If it were a “science”, it’d be rack-and-stack by the numbers, and would have been done already. On the strategical level, it may seem like a science. However, on the tactical level, it’s definitely an art.

Tripler
Am I an artist? By no means. But I can draw a pretty stick figure and make it work.

I’m getting into this thread very late (and after it seems to have devolved into increasingly obscure and insoluble issues of logistical detail). Sequent: Really phenomenal OP and solid subsequent defense. You did a heroic job pretty much alone in this battle.

I think you’re facing so much resistance because people in this thread define racism as narrowly as possible. Racism in this day and age is mostly about being neglected and ignored. It’s only occasionally about outright malice. But mostly it’s not any one thing - it’s the convergence of forces: ranging from being the most vulnerable to bad luck and bungling, to neglect, to outright hate and discrimination, that leave a certain group of people consistently holding the short end of the stick. Making some people consistently play society’s red shirts.

Sometimes black people are overlooked and neglected because they’re black (people in power don’t identify with them and don’t think about their needs automatically), sometimes because they’re poor, sometimes both. Sometimes it’s chance. Sometimes it’s impossible to say exactly what the reason is - but it just is. In this case, aside from the delay in rescuing (which I’ll let you guys continue to bicker about), I can point to any number of direct ways in which this particular population was overlooked :

  • When funding was massively cut for maintaining levies in a largely poor black city. Levies that would cause a catastrophic loss of life if they didn’t hold.

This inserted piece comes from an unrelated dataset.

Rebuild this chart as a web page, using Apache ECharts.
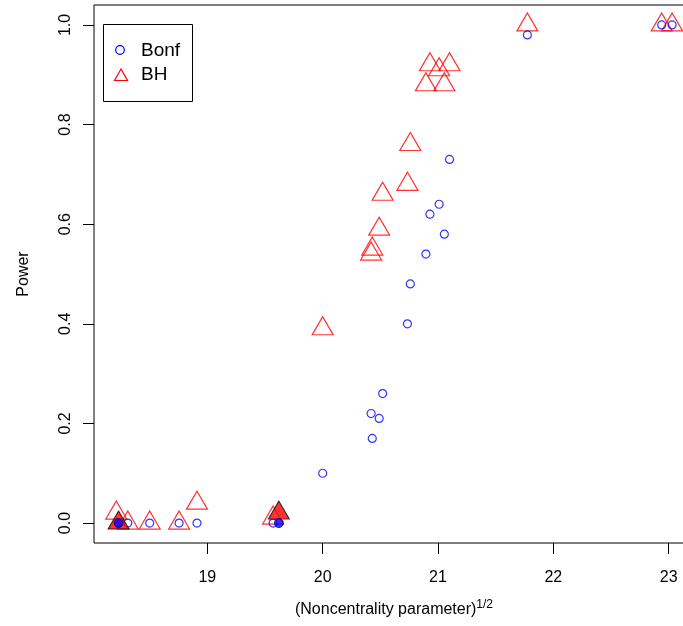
<!DOCTYPE html>
<html>
<head>
<meta charset="utf-8">
<script src="https://cdn.jsdelivr.net/npm/echarts@6/dist/echarts.min.js"></script>
<style>
html,body{margin:0;padding:0;background:#fff;width:683px;height:626px;overflow:hidden;}
#chart{width:710px;height:626px;}
</style>
</head>
<body>
<div id="chart"></div>
<script>
// ---- data ----
const bonfX = [18.31, 18.50, 18.755, 18.91, 19.57, 20.00, 20.42, 20.43, 20.49, 20.52, 20.735, 20.76, 20.895, 20.93, 21.01, 21.055, 21.10, 21.775, 22.94, 23.03];
const bonfY = [0, 0, 0, 0, 0, 0.10, 0.22, 0.17, 0.21, 0.26, 0.40, 0.48, 0.54, 0.62, 0.64, 0.58, 0.73, 0.98, 1.0, 1.0];
const bhX = [18.21, 18.31, 18.50, 18.755, 18.91, 19.57, 20.00, 20.42, 20.43, 20.49, 20.52, 20.735, 20.76, 20.895, 20.93, 21.01, 21.055, 21.10, 21.775, 22.94, 23.03];
const bhY = [0.02, 0, 0, 0, 0.04, 0.01, 0.39, 0.54, 0.55, 0.59, 0.66, 0.68, 0.76, 0.88, 0.92, 0.91, 0.88, 0.92, 1.0, 1.0, 1.0];
const markBhX = [18.23, 19.62];
const markBhY = [0, 0.02];
const markBonfX = [18.23, 19.62];
const markBonfY = [0, 0];
const xTicks = [19, 20, 21, 22, 23];
const yTicks = [0, 0.2, 0.4, 0.6, 0.8, 1.0];
const legendNames = ['Bonf', 'BH'];
const xTitle = '(Noncentrality parameter)';
const xTitleSup = '1/2';
const yTitle = 'Power';

const zip = (a, b) => a.map((v, i) => [v, b[i]]);
const FONT = '"Liberation Sans", Arial, Helvetica, sans-serif';

const chart = echarts.init(document.getElementById('chart'), null, {renderer: 'canvas'});
const triSize = [21, 18];
chart.setOption({
  animation: false,
  backgroundColor: '#fff',
  textStyle: {fontFamily: FONT},
  grid: {left: 94, top: 5, width: 600, height: 538, show: true, borderColor: '#000', borderWidth: 1, containLabel: false},
  xAxis: {
    type: 'value', min: 18.017, max: 23.22,
    axisLine: {show: false, onZero: false},
    splitLine: {show: false},
    axisTick: {show: true, inside: false, length: 11, customValues: xTicks, lineStyle: {color: '#000', width: 1}},
    axisLabel: {customValues: xTicks, margin: 27, color: '#000', fontSize: 16, fontFamily: FONT, formatter: v => String(v)},
    name: xTitle + '{sup|' + xTitleSup + '}',
    nameLocation: 'middle', nameGap: 56,
    nameTextStyle: {color: '#000', fontSize: 16, fontFamily: FONT,
      rich: {sup: {fontSize: 12, fontFamily: FONT, color: '#000', verticalAlign: 'bottom', padding: [0, 0, 9, 0]}}}
  },
  yAxis: {
    type: 'value', min: -0.04, max: 1.04,
    axisLine: {show: false, onZero: false},
    splitLine: {show: false},
    axisTick: {show: true, inside: false, length: 11, customValues: yTicks, lineStyle: {color: '#000', width: 1}},
    axisLabel: {customValues: yTicks, rotate: 90, margin: 20, color: '#000', fontSize: 16, fontFamily: FONT, formatter: v => v.toFixed(1)},
    name: yTitle, nameLocation: 'middle', nameGap: 62,
    nameTextStyle: {color: '#000', fontSize: 16, fontFamily: FONT}
  },
  series: [
    {name: 'BH', type: 'scatter', data: zip(bhX, bhY), symbol: 'triangle', symbolSize: triSize, symbolOffset: [0, -3],
      itemStyle: {color: 'rgba(0,0,0,0)', borderColor: '#ff0000', borderWidth: 1.2}, clip: false},
    {name: 'Bonf', type: 'scatter', data: zip(bonfX, bonfY), symbol: 'circle', symbolSize: 8,
      itemStyle: {color: 'rgba(0,0,0,0)', borderColor: '#0000ff', borderWidth: 1.2}, clip: false},
    {name: 'BH marked', type: 'scatter', data: zip(markBhX, markBhY), symbol: 'triangle', symbolSize: triSize, symbolOffset: [0, -3],
      itemStyle: {color: '#ff0000', borderColor: '#000', borderWidth: 1}, clip: false},
    {name: 'Bonf marked', type: 'scatter', data: zip(markBonfX, markBonfY), symbol: 'circle', symbolSize: 9,
      itemStyle: {color: '#0000ff', borderColor: '#00006a', borderWidth: 1}, clip: false}
  ],
  graphic: [
    {type: 'rect', shape: {x: 103.5, y: 24.5, width: 89, height: 77}, style: {fill: '#fff', stroke: '#000', lineWidth: 1}, z: 10},
    {type: 'circle', shape: {cx: 120, cy: 50, r: 4.3}, style: {fill: 'none', stroke: '#0000ff', lineWidth: 1.2}, z: 11},
    {type: 'polygon', shape: {points: [[121, 69], [114.5, 80.5], [127.5, 80.5]]}, style: {fill: 'none', stroke: '#ff0000', lineWidth: 1.2}, z: 11},
    {type: 'text', x: 141, y: 50.5, style: {text: legendNames[0], fill: '#000', font: '19px ' + FONT, textVerticalAlign: 'middle'}, z: 11},
    {type: 'text', x: 141, y: 75, style: {text: legendNames[1], fill: '#000', font: '19px ' + FONT, textVerticalAlign: 'middle'}, z: 11}
  ]
});
</script>
</body>
</html>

  • When their inability to escape was not fully appreciated by planners. They were just thinking in terms of a middle class white person with a car and enough money for a hotel room. (I vividly remember the FEMA director yesterday saying we didn’t anticipate 100K people remaining in the city. I don’t entirely doubt him. You wouldn’t think about the impossibility of leaving the city with no car no public transportation no place to go and no money if you’re white and middle class. )

  • At this very moment I’m wondering why the media is not doing the same kind of coverage they did during 9/11. When I turn on the t.v. there’s regular programming and right now nothing on NO or the hurricane on ANY station (I don’t have cable so I don’t get the 24 hour news.) But I remember during 9/11 all the networks were covering the situation 24-7 for days. Regular programming was completely suspended long after the immediate crisis was over. Comedy shows were considered inappropriate given the massive loss of life. But this time, as an entire city still lays dying and the situation is still desperate - What did I see right after nightline went off? Jimmy Kimmel’s stupid jokes. Jay Leno. shudder. This disaster is far worse than 9/11 and I can’t fathom that NBC is still showing Fear Factor. It leaves me ill.

Also the whole “looting” issue has a clearly racist element to it. From the beginning the “looting” was assumed to be criminality by most of the media - as well as by the governor and president - and not desperation. Probably because it recalled looting during the L.A. riots so vividly. I do think if that had been white people looting they would have been given the benefit of the doubt and looting would have reinforced the sense of desperation and that rescue was urgently needed.

Is it malice, is it hate, is every unfairness always about race? No. IN fact, unless somebody’s burning a cross on a lawn it’s very hard to prove that any one act or circumstance is racist. There were frankly so many forces converging to make that particular group of people who were left stranded and ignored and neglected be almost entirely black. But those forces are clearly not random.

Yeah, here’s another hero: Kanye West.

There just aren’t enough rolleyes in the world.